Gionee è un’azienda cinese produttrice di smartphone, fondata nel 2002, che nel tempo ha conquistato una buona fetta del mercato asiatico. Nel 2012 aveva un market share del 4,7% nella sola Cina, che si traduce in decine e decine di milioni di unità vendute. Ha avuto un discreto successo anche in Italia, con diversi modelli venduti su Amazon a prezzi molto concorrenziali, per non dire stracciati.
La gestione finanziaria a un certo punto è diventata molto “allegra”, con il fondatore Liu Lirong accusato nel 2018 di aver sperperato più di 144 milioni di dollari in scommesse e nei casinò. Nel dicembre dello stesso anno la compagnia ha dichiarato bancarotta. Ora, nel periodo che va da quella data a fino a ottobre 2019, è stato appurato che Gionee ha infettato 20 milioni di propri smartphone con un malware contenuto in un aggiornamento dell’app Story Lockscreen.
Gli smartphone uscivano dalla fabbrica puliti, ma nel momento in cui gli utenti effettuavano gli aggiornamenti software, si ritrovavano un trojan basato su Dark Horse che mostrava contenuti pubblicitari non richiesti. Questa pratica ha permesso a Gionee di racimolare illegalmente circa 4,2 milioni di dollari. Un tribunale cinese ha condannato quattro manager di una delle sussidiarie di Gionee, la Shenzhen Zhipu Technology, a pene variabili fra 3 e 3,5 anni di carcere e a multe di circa 30.000 dollari.

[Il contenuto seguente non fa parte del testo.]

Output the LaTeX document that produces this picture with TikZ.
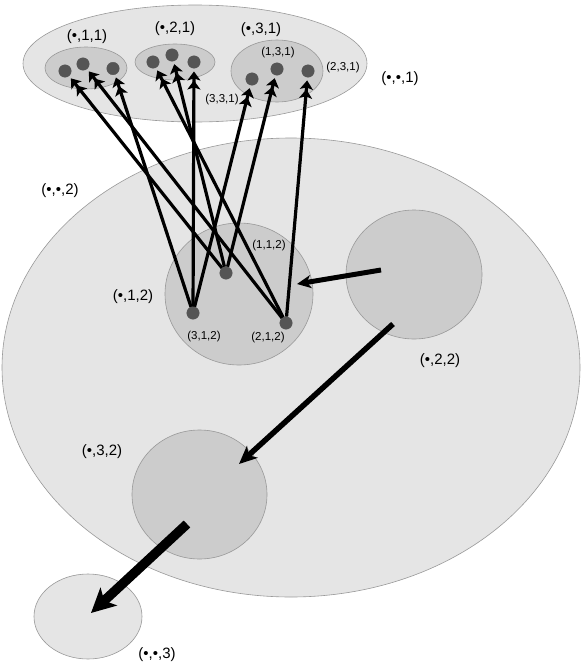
\documentclass[tikz,border=0pt]{standalone}
\usepackage{fontspec}
\setmainfont{Liberation Sans}
\usetikzlibrary{shapes.geometric,arrows.meta}
\definecolor{lightfill}{HTML}{E5E5E5}
\definecolor{midfill}{HTML}{CCCCCC}
\definecolor{dotfill}{HTML}{555555}
\definecolor{edgegray}{HTML}{999999}
\begin{document}
\begin{tikzpicture}[x=1pt,y=-1pt,
  region/.style={ellipse,draw=edgegray,line width=0.6pt,fill=lightfill,inner sep=0pt},
  subregion/.style={ellipse,draw=edgegray,line width=0.6pt,fill=midfill,inner sep=0pt},
  pt/.style={circle,fill=dotfill,draw=dotfill,inner sep=0pt,minimum size=12.5pt},
  biglabel/.style={font=\fontsize{15}{17}\selectfont,inner sep=0pt},
  smalllabel/.style={font=\fontsize{11.5}{13}\selectfont,inner sep=0pt},
  thinarrow/.style={line width=3.2pt,-{Stealth[length=9pt,width=13pt,inset=2pt]Stealth[length=9pt,width=13pt,inset=2pt]},shorten >=3pt},
]
\useasboundingbox (0,0) rectangle (581,672);
% big regions
\node[region,minimum width=344pt,minimum height=117pt] (e1) at (195,63.5) {};
\node[region,minimum width=578pt,minimum height=459pt] (e2) at (291,367.5) {};
\node[region,minimum width=108pt,minimum height=85pt] (e3) at (88,616.5) {};
% subregions
\node[subregion,minimum width=82pt,minimum height=42pt] (c11) at (86,68) {};
\node[subregion,minimum width=80pt,minimum height=36pt] (c21) at (175,62) {};
\node[subregion,minimum width=92pt,minimum height=62pt] (c31) at (277,71) {};
\node[subregion,minimum width=148pt,minimum height=142pt] (c12) at (239,294) {};
\node[subregion,minimum width=136pt,minimum height=129pt] (c22) at (414,274.5) {};
\node[subregion,minimum width=135pt,minimum height=129pt] (c32) at (199.5,494.5) {};
% dots
\node[pt] (A1) at (65,71) {};
\node[pt] (A2) at (83,64) {};
\node[pt] (A3) at (113,68.5) {};
\node[pt] (B1) at (153,62) {};
\node[pt] (B2) at (172,55) {};
\node[pt] (B3) at (194,62) {};
\node[pt] (C1) at (252,79) {};
\node[pt] (C2) at (277,69) {};
\node[pt] (C3) at (308,71) {};
\node[pt] (P) at (226,273) {};
\node[pt] (Q) at (193,313) {};
\node[pt] (R) at (286,323) {};
% labels
\node[biglabel] (l11) at (87,37) {(•,1,1)};
\node[biglabel] (l21) at (175,29) {(•,2,1)};
\node[biglabel] (l31) at (261,30) {(•,3,1)};
\node[biglabel] (le1) at (400,79) {(•,•,1)};
\node[smalllabel] (l131) at (278,53) {(1,3,1)};
\node[smalllabel] (l231) at (343,68) {(2,3,1)};
\node[smalllabel] (l331) at (222,100) {(3,3,1)};
\node[biglabel] (le2) at (60,191) {(•,•,2)};
\node[biglabel] (l12) at (133,297) {(•,1,2)};
\node[smalllabel] (l112) at (269,246) {(1,1,2)};
\node[smalllabel] (l312) at (204,337) {(3,1,2)};
\node[smalllabel] (l212) at (268,338) {(2,1,2)};
\node[biglabel] (l22) at (440,361) {(•,2,2)};
\node[biglabel] (l32) at (102,452) {(•,3,2)};
\node[biglabel] (le3) at (157,655) {(•,•,3)};
% thin arrows
\draw[thinarrow] (P) -- (A1);
\draw[thinarrow] (P) -- (B2);
\draw[thinarrow] (P) -- (C2);
\draw[thinarrow] (Q) -- (A3);
\draw[thinarrow] (Q) -- (B3);
\draw[thinarrow] (Q) -- (C1);
\draw[thinarrow] (R) -- (A2);
\draw[thinarrow] (R) -- (B1);
\draw[thinarrow] (R) -- (C3);
% thick arrows
\coordinate (t1) at (381,270);
\coordinate (h1) at (297,284);
\coordinate (t2) at (393,324);
\coordinate (h2) at (239,464);
\coordinate (t3) at (187,524);
\coordinate (h3) at (91,613);
\draw[line width=5pt,-{Stealth[length=14pt,width=13pt,inset=4pt]}] (t1) -- (h1);
\draw[line width=5.5pt,-{Stealth[length=18pt,width=16pt,inset=5pt]}] (t2) -- (h2);
\draw[line width=9.5pt,-{Stealth[length=24pt,width=24pt,inset=6pt]}] (t3) -- (h3);
\end{tikzpicture}
\end{document}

Precisiamo che l’attuale detentore su licenza del marchio Gionee, l’indiano Jaina Group, non ha nulla a che fare con la vicenda.
Quella degli smartphone infettati da malware in modo consapevole dai produttori non è una novità, anche se potrebbe essere visto come un problema meno rilevante rispetto alla quantità e pericolosità di certe app circolanti sul Play Store di Google. È però un comportamento molto più riprovevole, perché nasce dalla volontà di interi consigli di amministrazione e non da un singolo sviluppatore poco onesto.